Detailed modeling of hybrid reburn/SNCR processes for NO X reduction in coal-fired furnaces

Abstract

Mechanism reduction has made the detailed kinetic modeling of combustion problems much easier; it also offers potential improvement of modeling accuracy and flexibility in comparison to global mechanisms. The present work applies mechanism reduction in conjunction with the CHEMKIN library and develops an automatic reduction program code. Regarding the hybrid re-burn/selective non-catalytic reduction (SNCR) (“advanced re-burning”) conditions in coal-fired furnaces and based on a full mechanism “GADM98,” a skeletal mechanism with 39 species, 105 reactions, and further a 10-step/14-species reduced mechanism were established. The reduced mechanism was implemented into a 3D-combustion computational fluid dynamics (CFD) code. The eddy-dissipation-concept model was used to describe the influence of turbulence on the combustion chemistry. A large number of simulations for reburning and hybrid reburn/SNCR processes in a coal-fired reactor were executed; the predicted results were compared with experimental measurements. The reduced mechanism and the comprehensive modeling give quite satisfactory results over a wide range of mole ratios for β = [NH 3]/[NO] and air/fuel equivalence ratios λ 2 in the reburn zone.

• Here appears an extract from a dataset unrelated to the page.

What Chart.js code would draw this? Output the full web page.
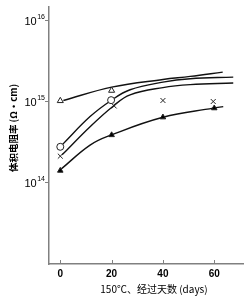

From the modeling results, it was found that adding ammonia premixed with reburn fuel (CH 4) effects no further reduction of NO x or even impairs the reduction efficiency compared to pure reburning, and in contrast, staged addition of ammonia downstream of the CH 4 injection in the reburn zone provokes a significant further reduction of NO x over a wide range of parameters. According to the predictions, NO x-reduction rates of 50–60% and of 70–80% can be achieved through pure reburning and hybrid reburn/SNCR approaches, respectively, at λ 2 = 0.95 and β = 1.5. Concerning the computational procedure, essential measures were taken to optimize convergence and computing time. The computing time with the present reduced mechanism is ∼2.5 times that with the traditional global mechanism for the same iteration number. Tabulation of the rate constants reduced the computing time of the reaction kinetics by ∼50%.